Write out the material exactly, without any of its pictures.
-- Start Records supplied --
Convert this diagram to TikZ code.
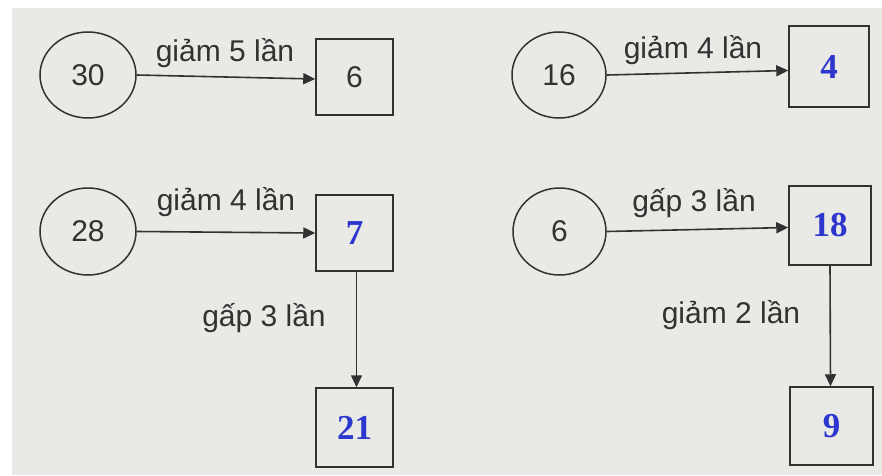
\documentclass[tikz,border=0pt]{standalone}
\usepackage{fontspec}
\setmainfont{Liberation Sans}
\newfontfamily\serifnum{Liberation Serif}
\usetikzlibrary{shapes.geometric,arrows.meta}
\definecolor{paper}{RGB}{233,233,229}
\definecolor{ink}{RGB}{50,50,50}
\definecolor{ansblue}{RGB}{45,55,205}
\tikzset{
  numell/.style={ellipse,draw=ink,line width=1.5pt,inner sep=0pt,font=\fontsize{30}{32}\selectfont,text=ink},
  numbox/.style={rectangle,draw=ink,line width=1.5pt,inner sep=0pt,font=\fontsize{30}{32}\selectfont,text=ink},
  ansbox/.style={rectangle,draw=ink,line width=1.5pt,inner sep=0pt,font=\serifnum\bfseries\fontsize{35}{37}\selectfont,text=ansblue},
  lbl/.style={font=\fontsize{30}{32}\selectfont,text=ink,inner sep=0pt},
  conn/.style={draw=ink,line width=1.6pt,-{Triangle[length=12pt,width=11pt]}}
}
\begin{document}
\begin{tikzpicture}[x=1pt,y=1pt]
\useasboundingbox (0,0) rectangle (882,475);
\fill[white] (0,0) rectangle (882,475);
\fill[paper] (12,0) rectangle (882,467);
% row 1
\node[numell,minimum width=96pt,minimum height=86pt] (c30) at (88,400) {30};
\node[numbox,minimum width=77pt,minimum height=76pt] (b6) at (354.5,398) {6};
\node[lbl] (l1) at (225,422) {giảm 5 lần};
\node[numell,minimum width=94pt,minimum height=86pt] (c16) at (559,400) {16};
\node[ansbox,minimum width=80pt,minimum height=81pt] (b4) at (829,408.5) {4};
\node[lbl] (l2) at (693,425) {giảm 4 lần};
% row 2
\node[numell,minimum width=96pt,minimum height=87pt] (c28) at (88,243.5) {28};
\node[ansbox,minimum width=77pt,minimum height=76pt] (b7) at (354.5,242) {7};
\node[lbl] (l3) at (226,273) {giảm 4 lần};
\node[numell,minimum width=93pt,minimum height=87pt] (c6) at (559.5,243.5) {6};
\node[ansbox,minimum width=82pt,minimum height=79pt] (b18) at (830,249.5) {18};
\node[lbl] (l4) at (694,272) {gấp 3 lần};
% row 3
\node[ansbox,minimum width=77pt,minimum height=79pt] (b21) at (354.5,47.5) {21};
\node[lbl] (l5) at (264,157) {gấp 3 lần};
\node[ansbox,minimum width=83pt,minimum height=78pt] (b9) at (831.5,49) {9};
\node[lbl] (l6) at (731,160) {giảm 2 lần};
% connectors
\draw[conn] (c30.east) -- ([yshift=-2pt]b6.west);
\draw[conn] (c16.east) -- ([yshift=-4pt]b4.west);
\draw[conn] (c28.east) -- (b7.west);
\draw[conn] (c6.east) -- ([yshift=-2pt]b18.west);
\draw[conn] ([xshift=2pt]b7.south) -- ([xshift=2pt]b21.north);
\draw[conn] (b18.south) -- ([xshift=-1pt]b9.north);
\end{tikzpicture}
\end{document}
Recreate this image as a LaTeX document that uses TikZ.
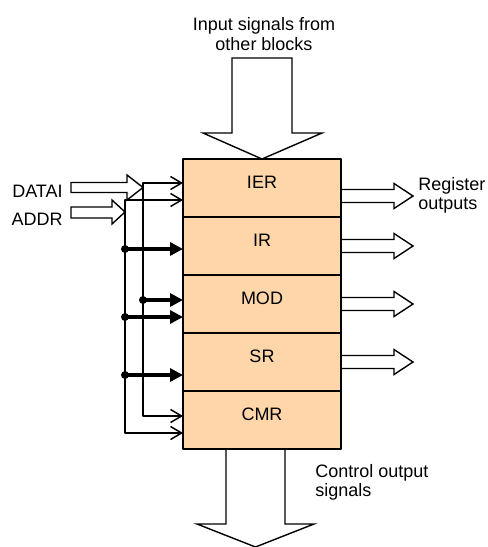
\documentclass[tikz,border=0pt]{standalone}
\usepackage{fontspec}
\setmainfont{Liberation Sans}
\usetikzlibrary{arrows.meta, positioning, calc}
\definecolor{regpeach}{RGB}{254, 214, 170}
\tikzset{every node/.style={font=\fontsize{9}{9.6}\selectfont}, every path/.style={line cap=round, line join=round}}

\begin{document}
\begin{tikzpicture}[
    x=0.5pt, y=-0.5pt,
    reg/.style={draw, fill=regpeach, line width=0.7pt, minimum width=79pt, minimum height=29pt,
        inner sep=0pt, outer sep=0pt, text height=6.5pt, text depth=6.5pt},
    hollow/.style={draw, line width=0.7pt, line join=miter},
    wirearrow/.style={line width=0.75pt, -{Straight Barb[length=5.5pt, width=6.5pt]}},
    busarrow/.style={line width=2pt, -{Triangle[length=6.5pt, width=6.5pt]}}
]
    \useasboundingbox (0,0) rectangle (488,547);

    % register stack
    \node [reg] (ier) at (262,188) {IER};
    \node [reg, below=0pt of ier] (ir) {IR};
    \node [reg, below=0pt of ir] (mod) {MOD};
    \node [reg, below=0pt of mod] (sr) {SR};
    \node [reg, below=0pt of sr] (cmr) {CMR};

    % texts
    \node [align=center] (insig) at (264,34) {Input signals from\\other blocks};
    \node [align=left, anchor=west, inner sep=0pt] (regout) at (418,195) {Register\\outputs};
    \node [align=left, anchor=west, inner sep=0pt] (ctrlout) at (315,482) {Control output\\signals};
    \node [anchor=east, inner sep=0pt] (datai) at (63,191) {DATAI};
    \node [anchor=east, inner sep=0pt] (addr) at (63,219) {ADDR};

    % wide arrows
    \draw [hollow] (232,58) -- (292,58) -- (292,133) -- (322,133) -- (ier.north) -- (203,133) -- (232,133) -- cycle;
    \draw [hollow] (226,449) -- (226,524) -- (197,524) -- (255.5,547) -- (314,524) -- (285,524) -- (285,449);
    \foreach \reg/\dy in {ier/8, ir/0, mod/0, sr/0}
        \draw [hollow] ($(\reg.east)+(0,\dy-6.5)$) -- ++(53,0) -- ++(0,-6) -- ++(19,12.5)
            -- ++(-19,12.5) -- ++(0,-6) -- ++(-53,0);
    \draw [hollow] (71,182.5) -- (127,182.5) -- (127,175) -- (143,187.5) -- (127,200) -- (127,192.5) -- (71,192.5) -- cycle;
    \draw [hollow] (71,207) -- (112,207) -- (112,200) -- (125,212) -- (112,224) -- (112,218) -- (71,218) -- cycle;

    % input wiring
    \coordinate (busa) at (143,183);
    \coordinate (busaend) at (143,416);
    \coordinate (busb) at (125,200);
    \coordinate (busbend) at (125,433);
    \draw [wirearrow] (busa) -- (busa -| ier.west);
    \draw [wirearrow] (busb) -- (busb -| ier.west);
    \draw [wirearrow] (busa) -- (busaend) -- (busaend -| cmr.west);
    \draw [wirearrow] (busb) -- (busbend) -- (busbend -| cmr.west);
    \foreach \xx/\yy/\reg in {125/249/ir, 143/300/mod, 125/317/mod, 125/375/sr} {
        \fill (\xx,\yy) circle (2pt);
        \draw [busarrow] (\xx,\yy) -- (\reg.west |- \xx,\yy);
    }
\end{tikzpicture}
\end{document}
-- End Records supplied --
▶ _Exercise result_
Convert this diagram to TikZ code.
\documentclass[tikz,border=0pt]{standalone}
\usepackage{fontspec}
\setmainfont{Liberation Sans}
\newfontfamily\serifnum{Liberation Serif}
\usetikzlibrary{shapes.geometric,arrows.meta}
\definecolor{paper}{RGB}{233,233,229}
\definecolor{ink}{RGB}{50,50,50}
\definecolor{ansblue}{RGB}{45,55,205}
\tikzset{
  numell/.style={ellipse,draw=ink,line width=1.5pt,inner sep=0pt,font=\fontsize{30}{32}\selectfont,text=ink},
  numbox/.style={rectangle,draw=ink,line width=1.5pt,inner sep=0pt,font=\fontsize{30}{32}\selectfont,text=ink},
  ansbox/.style={rectangle,draw=ink,line width=1.5pt,inner sep=0pt,font=\serifnum\bfseries\fontsize{35}{37}\selectfont,text=ansblue},
  lbl/.style={font=\fontsize{30}{32}\selectfont,text=ink,inner sep=0pt},
  conn/.style={draw=ink,line width=1.6pt,-{Triangle[length=12pt,width=11pt]}}
}
\begin{document}
\begin{tikzpicture}[x=1pt,y=1pt]
\useasboundingbox (0,0) rectangle (882,475);
\fill[white] (0,0) rectangle (882,475);
\fill[paper] (12,0) rectangle (882,467);
% row 1
\node[numell,minimum width=96pt,minimum height=86pt] (c30) at (88,400) {30};
\node[numbox,minimum width=77pt,minimum height=76pt] (b6) at (354.5,398) {6};
\node[lbl] (l1) at (225,422) {giảm 5 lần};
\node[numell,minimum width=94pt,minimum height=86pt] (c16) at (559,400) {16};
\node[ansbox,minimum width=80pt,minimum height=81pt] (b4) at (829,408.5) {4};
\node[lbl] (l2) at (693,425) {giảm 4 lần};
% row 2
\node[numell,minimum width=96pt,minimum height=87pt] (c28) at (88,243.5) {28};
\node[ansbox,minimum width=77pt,minimum height=76pt] (b7) at (354.5,242) {7};
\node[lbl] (l3) at (226,273) {giảm 4 lần};
\node[numell,minimum width=93pt,minimum height=87pt] (c6) at (559.5,243.5) {6};
\node[ansbox,minimum width=82pt,minimum height=79pt] (b18) at (830,249.5) {18};
\node[lbl] (l4) at (694,272) {gấp 3 lần};
% row 3
\node[ansbox,minimum width=77pt,minimum height=79pt] (b21) at (354.5,47.5) {21};
\node[lbl] (l5) at (264,157) {gấp 3 lần};
\node[ansbox,minimum width=83pt,minimum height=78pt] (b9) at (831.5,49) {9};
\node[lbl] (l6) at (731,160) {giảm 2 lần};
% connectors
\draw[conn] (c30.east) -- ([yshift=-2pt]b6.west);
\draw[conn] (c16.east) -- ([yshift=-4pt]b4.west);
\draw[conn] (c28.east) -- (b7.west);
\draw[conn] (c6.east) -- ([yshift=-2pt]b18.west);
\draw[conn] ([xshift=2pt]b7.south) -- ([xshift=2pt]b21.north);
\draw[conn] (b18.south) -- ([xshift=-1pt]b9.north);
\end{tikzpicture}
\end{document}
Recreate this image as a LaTeX document that uses TikZ.
\documentclass[tikz,border=0pt]{standalone}
\usepackage{fontspec}
\setmainfont{Liberation Sans}
\usetikzlibrary{arrows.meta, positioning, calc}
\definecolor{regpeach}{RGB}{254, 214, 170}
\tikzset{every node/.style={font=\fontsize{9}{9.6}\selectfont}, every path/.style={line cap=round, line join=round}}

\begin{document}
\begin{tikzpicture}[
    x=0.5pt, y=-0.5pt,
    reg/.style={draw, fill=regpeach, line width=0.7pt, minimum width=79pt, minimum height=29pt,
        inner sep=0pt, outer sep=0pt, text height=6.5pt, text depth=6.5pt},
    hollow/.style={draw, line width=0.7pt, line join=miter},
    wirearrow/.style={line width=0.75pt, -{Straight Barb[length=5.5pt, width=6.5pt]}},
    busarrow/.style={line width=2pt, -{Triangle[length=6.5pt, width=6.5pt]}}
]
    \useasboundingbox (0,0) rectangle (488,547);

    % register stack
    \node [reg] (ier) at (262,188) {IER};
    \node [reg, below=0pt of ier] (ir) {IR};
    \node [reg, below=0pt of ir] (mod) {MOD};
    \node [reg, below=0pt of mod] (sr) {SR};
    \node [reg, below=0pt of sr] (cmr) {CMR};

    % texts
    \node [align=center] (insig) at (264,34) {Input signals from\\other blocks};
    \node [align=left, anchor=west, inner sep=0pt] (regout) at (418,195) {Register\\outputs};
    \node [align=left, anchor=west, inner sep=0pt] (ctrlout) at (315,482) {Control output\\signals};
    \node [anchor=east, inner sep=0pt] (datai) at (63,191) {DATAI};
    \node [anchor=east, inner sep=0pt] (addr) at (63,219) {ADDR};

    % wide arrows
    \draw [hollow] (232,58) -- (292,58) -- (292,133) -- (322,133) -- (ier.north) -- (203,133) -- (232,133) -- cycle;
    \draw [hollow] (226,449) -- (226,524) -- (197,524) -- (255.5,547) -- (314,524) -- (285,524) -- (285,449);
    \foreach \reg/\dy in {ier/8, ir/0, mod/0, sr/0}
        \draw [hollow] ($(\reg.east)+(0,\dy-6.5)$) -- ++(53,0) -- ++(0,-6) -- ++(19,12.5)
            -- ++(-19,12.5) -- ++(0,-6) -- ++(-53,0);
    \draw [hollow] (71,182.5) -- (127,182.5) -- (127,175) -- (143,187.5) -- (127,200) -- (127,192.5) -- (71,192.5) -- cycle;
    \draw [hollow] (71,207) -- (112,207) -- (112,200) -- (125,212) -- (112,224) -- (112,218) -- (71,218) -- cycle;

    % input wiring
    \coordinate (busa) at (143,183);
    \coordinate (busaend) at (143,416);
    \coordinate (busb) at (125,200);
    \coordinate (busbend) at (125,433);
    \draw [wirearrow] (busa) -- (busa -| ier.west);
    \draw [wirearrow] (busb) -- (busb -| ier.west);
    \draw [wirearrow] (busa) -- (busaend) -- (busaend -| cmr.west);
    \draw [wirearrow] (busb) -- (busbend) -- (busbend -| cmr.west);
    \foreach \xx/\yy/\reg in {125/249/ir, 143/300/mod, 125/317/mod, 125/375/sr} {
        \fill (\xx,\yy) circle (2pt);
        \draw [busarrow] (\xx,\yy) -- (\reg.west |- \xx,\yy);
    }
\end{tikzpicture}
\end{document}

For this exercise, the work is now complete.